Exercise directions
Reply only with how many lines contain the word "this".

Records with drawing code
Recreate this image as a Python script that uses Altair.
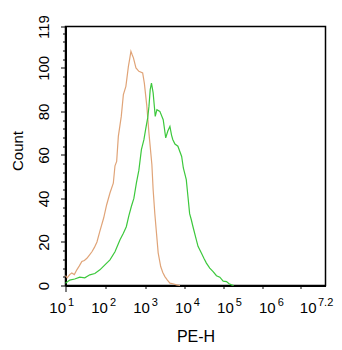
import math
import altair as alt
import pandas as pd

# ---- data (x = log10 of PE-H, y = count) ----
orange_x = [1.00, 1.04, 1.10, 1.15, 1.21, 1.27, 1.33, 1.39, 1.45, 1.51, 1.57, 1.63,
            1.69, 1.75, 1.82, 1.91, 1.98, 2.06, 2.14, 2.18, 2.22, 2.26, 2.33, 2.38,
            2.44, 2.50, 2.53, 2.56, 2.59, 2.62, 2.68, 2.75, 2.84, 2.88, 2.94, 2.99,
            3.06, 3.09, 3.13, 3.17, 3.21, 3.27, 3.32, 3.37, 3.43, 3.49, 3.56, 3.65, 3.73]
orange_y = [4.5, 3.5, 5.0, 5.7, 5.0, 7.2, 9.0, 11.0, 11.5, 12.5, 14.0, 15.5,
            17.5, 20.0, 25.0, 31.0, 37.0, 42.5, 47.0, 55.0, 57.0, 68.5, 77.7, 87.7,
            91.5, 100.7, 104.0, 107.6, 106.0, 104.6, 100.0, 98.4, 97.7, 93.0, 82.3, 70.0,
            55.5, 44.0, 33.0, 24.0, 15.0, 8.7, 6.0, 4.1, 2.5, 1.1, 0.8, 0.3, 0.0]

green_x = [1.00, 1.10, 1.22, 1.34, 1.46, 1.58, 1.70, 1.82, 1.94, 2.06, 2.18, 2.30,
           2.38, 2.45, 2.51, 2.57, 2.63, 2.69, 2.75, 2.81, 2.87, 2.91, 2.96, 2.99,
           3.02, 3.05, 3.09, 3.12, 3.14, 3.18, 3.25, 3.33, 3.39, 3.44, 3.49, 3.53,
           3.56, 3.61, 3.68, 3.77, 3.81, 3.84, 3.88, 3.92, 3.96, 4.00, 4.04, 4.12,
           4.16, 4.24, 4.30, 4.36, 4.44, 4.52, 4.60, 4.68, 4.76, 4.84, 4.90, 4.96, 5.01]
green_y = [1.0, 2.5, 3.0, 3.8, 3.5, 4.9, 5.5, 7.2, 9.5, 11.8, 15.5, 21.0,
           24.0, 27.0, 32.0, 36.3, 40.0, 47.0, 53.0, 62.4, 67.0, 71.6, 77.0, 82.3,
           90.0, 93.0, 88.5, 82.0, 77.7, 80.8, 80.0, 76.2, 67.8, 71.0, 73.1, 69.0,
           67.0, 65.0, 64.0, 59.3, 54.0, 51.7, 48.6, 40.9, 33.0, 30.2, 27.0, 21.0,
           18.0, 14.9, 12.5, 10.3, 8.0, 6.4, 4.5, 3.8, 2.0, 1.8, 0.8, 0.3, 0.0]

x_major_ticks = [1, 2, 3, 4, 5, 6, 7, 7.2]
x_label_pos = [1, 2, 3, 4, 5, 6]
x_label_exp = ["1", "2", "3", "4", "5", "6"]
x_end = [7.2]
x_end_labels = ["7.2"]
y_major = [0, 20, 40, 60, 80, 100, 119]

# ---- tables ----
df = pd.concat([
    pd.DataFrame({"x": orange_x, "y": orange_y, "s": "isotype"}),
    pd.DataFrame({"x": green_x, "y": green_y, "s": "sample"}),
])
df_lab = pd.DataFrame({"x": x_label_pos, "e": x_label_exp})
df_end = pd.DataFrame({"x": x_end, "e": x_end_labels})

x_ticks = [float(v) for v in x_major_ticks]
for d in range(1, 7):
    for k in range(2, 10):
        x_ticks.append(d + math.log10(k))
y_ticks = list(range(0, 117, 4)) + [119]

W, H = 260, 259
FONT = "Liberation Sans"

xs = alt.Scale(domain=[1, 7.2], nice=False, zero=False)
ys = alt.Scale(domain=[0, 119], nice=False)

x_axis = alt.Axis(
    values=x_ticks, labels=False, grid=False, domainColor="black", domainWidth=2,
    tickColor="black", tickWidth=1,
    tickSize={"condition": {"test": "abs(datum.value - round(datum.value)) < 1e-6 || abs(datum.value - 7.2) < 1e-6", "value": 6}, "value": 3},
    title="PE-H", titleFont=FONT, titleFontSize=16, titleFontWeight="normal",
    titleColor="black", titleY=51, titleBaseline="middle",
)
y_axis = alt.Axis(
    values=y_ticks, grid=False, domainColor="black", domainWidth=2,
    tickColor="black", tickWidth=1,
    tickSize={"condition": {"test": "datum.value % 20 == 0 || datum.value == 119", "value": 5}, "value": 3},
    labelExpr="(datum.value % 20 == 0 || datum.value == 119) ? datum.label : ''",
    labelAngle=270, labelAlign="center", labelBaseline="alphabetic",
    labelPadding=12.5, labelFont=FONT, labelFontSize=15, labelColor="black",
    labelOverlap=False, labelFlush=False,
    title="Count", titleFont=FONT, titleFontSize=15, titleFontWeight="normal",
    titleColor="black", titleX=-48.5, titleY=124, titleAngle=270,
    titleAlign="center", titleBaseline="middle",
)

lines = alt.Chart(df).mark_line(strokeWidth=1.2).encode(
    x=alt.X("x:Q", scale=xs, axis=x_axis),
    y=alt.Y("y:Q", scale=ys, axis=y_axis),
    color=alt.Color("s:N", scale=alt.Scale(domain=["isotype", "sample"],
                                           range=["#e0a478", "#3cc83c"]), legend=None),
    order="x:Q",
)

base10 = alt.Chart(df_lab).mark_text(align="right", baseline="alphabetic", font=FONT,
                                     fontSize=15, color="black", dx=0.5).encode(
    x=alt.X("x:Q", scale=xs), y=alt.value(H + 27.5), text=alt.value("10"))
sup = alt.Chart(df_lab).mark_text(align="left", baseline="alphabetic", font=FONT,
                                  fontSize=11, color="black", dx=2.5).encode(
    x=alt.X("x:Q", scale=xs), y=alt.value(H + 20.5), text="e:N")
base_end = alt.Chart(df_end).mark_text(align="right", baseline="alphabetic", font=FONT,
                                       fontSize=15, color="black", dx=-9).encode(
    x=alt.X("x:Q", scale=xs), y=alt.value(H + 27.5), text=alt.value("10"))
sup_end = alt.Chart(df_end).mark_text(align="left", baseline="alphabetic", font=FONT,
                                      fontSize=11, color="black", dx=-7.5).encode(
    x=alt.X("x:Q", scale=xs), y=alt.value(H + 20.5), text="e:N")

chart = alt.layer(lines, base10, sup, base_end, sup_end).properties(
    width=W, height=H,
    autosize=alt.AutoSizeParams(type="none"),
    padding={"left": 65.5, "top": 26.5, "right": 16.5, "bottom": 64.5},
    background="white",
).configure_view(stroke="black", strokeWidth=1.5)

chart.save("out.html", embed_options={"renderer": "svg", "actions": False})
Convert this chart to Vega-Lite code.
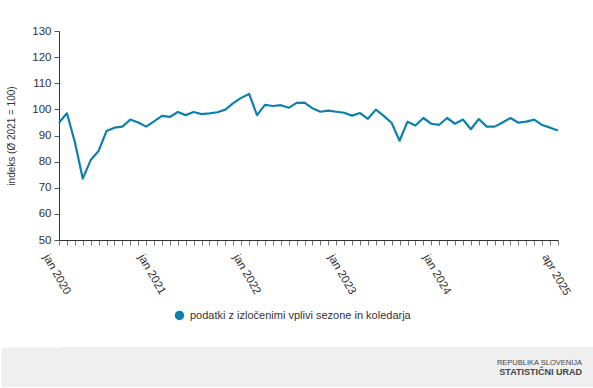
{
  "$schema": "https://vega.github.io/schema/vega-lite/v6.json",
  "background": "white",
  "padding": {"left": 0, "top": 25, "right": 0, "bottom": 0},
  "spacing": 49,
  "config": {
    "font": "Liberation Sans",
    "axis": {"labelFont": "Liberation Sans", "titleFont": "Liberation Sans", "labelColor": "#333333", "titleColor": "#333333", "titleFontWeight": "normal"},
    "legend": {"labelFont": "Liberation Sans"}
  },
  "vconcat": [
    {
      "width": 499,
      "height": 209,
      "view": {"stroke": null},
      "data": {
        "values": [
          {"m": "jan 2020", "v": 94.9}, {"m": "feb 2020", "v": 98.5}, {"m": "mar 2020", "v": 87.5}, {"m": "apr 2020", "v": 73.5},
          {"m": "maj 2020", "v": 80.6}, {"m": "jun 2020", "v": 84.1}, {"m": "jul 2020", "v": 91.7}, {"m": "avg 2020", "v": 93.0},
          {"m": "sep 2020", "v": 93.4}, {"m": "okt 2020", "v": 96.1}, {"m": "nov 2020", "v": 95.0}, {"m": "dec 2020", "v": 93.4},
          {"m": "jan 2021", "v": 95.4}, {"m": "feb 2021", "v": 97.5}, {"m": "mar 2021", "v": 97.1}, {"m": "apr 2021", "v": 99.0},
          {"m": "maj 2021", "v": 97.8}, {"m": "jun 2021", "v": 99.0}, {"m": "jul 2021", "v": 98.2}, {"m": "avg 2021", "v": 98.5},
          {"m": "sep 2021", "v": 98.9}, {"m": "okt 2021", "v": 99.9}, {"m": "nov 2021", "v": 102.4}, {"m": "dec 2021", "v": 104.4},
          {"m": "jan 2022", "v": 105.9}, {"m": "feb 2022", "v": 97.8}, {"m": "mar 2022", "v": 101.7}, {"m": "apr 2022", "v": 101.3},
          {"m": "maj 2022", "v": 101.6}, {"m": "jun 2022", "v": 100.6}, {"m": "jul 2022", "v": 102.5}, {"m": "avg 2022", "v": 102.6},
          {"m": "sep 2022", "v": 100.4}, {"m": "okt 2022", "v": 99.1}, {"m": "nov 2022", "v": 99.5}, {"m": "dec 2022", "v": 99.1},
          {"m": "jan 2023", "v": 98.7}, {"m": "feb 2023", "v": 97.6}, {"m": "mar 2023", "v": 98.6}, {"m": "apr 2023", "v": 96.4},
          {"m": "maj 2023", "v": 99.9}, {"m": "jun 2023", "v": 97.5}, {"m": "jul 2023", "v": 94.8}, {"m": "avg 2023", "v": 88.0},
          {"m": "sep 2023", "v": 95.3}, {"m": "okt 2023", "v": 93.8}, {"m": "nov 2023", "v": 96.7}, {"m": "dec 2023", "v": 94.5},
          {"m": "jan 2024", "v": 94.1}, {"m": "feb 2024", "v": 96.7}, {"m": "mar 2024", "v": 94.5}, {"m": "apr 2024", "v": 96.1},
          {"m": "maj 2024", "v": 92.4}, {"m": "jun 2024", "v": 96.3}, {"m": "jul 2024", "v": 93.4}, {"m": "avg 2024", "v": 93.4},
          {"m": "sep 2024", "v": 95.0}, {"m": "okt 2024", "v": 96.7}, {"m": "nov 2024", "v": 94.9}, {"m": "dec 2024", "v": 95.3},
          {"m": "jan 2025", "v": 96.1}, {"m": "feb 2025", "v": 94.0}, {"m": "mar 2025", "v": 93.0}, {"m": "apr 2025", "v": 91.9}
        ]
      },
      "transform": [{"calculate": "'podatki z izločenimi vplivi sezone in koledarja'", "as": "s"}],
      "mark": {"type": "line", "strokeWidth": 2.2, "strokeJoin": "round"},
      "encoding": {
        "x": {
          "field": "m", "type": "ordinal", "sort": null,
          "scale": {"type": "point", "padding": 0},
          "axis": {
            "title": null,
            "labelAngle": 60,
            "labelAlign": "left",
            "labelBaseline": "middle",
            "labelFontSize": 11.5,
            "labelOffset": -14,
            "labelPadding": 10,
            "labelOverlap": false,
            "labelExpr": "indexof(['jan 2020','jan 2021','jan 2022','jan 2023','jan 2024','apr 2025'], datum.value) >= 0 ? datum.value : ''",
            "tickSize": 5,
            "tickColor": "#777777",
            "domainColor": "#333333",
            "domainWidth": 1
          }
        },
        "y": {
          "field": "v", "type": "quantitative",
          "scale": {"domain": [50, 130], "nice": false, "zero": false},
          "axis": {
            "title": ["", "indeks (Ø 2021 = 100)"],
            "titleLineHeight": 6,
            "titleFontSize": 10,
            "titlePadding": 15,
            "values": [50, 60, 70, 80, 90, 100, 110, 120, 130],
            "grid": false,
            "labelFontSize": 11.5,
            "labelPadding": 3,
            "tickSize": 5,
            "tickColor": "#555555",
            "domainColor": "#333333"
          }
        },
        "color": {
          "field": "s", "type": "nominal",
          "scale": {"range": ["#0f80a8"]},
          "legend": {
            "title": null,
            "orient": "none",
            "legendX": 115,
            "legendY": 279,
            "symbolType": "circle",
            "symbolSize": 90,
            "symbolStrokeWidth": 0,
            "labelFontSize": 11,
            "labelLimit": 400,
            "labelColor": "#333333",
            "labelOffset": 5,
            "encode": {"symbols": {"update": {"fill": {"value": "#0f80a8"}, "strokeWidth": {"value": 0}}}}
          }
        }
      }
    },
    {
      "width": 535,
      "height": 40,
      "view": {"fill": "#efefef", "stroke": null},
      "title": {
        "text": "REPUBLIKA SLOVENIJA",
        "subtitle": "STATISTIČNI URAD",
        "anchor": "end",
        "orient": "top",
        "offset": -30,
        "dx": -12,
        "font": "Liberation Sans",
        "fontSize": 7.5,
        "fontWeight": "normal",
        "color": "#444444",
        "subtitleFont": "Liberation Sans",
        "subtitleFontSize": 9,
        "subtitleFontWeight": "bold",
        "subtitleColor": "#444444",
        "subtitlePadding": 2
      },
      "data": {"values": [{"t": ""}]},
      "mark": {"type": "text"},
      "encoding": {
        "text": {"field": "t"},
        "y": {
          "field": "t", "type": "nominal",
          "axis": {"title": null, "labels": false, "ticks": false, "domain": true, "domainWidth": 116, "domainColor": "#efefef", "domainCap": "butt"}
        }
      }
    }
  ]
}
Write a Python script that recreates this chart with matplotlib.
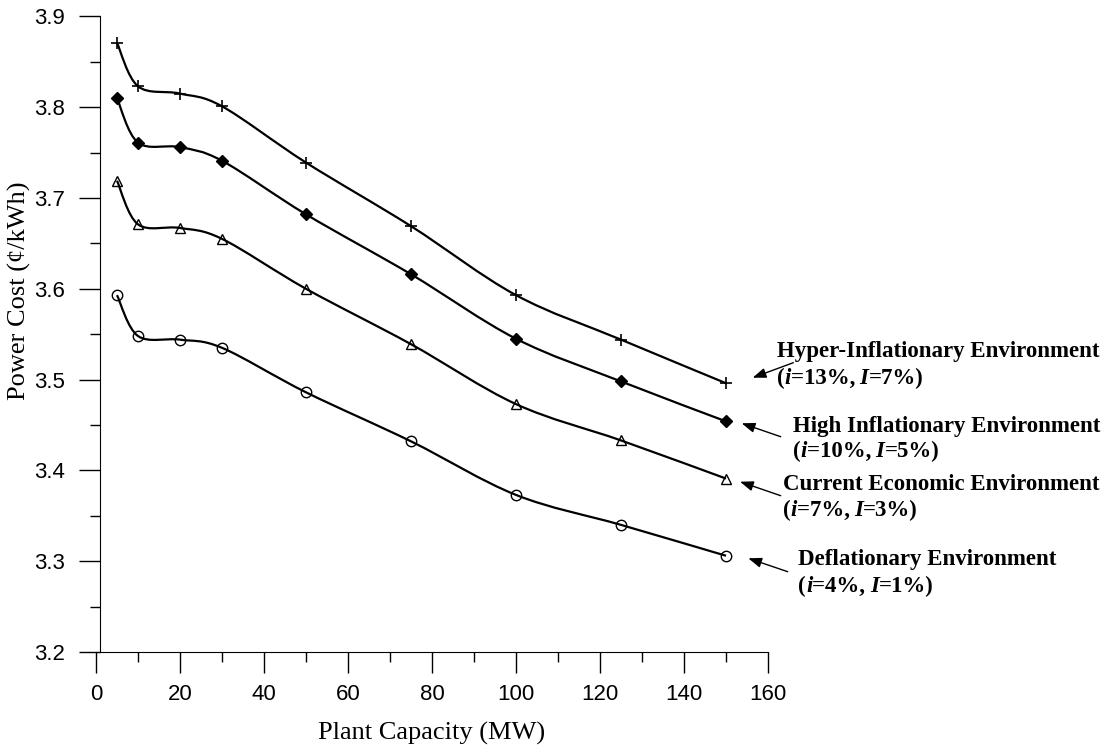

Problem solution
3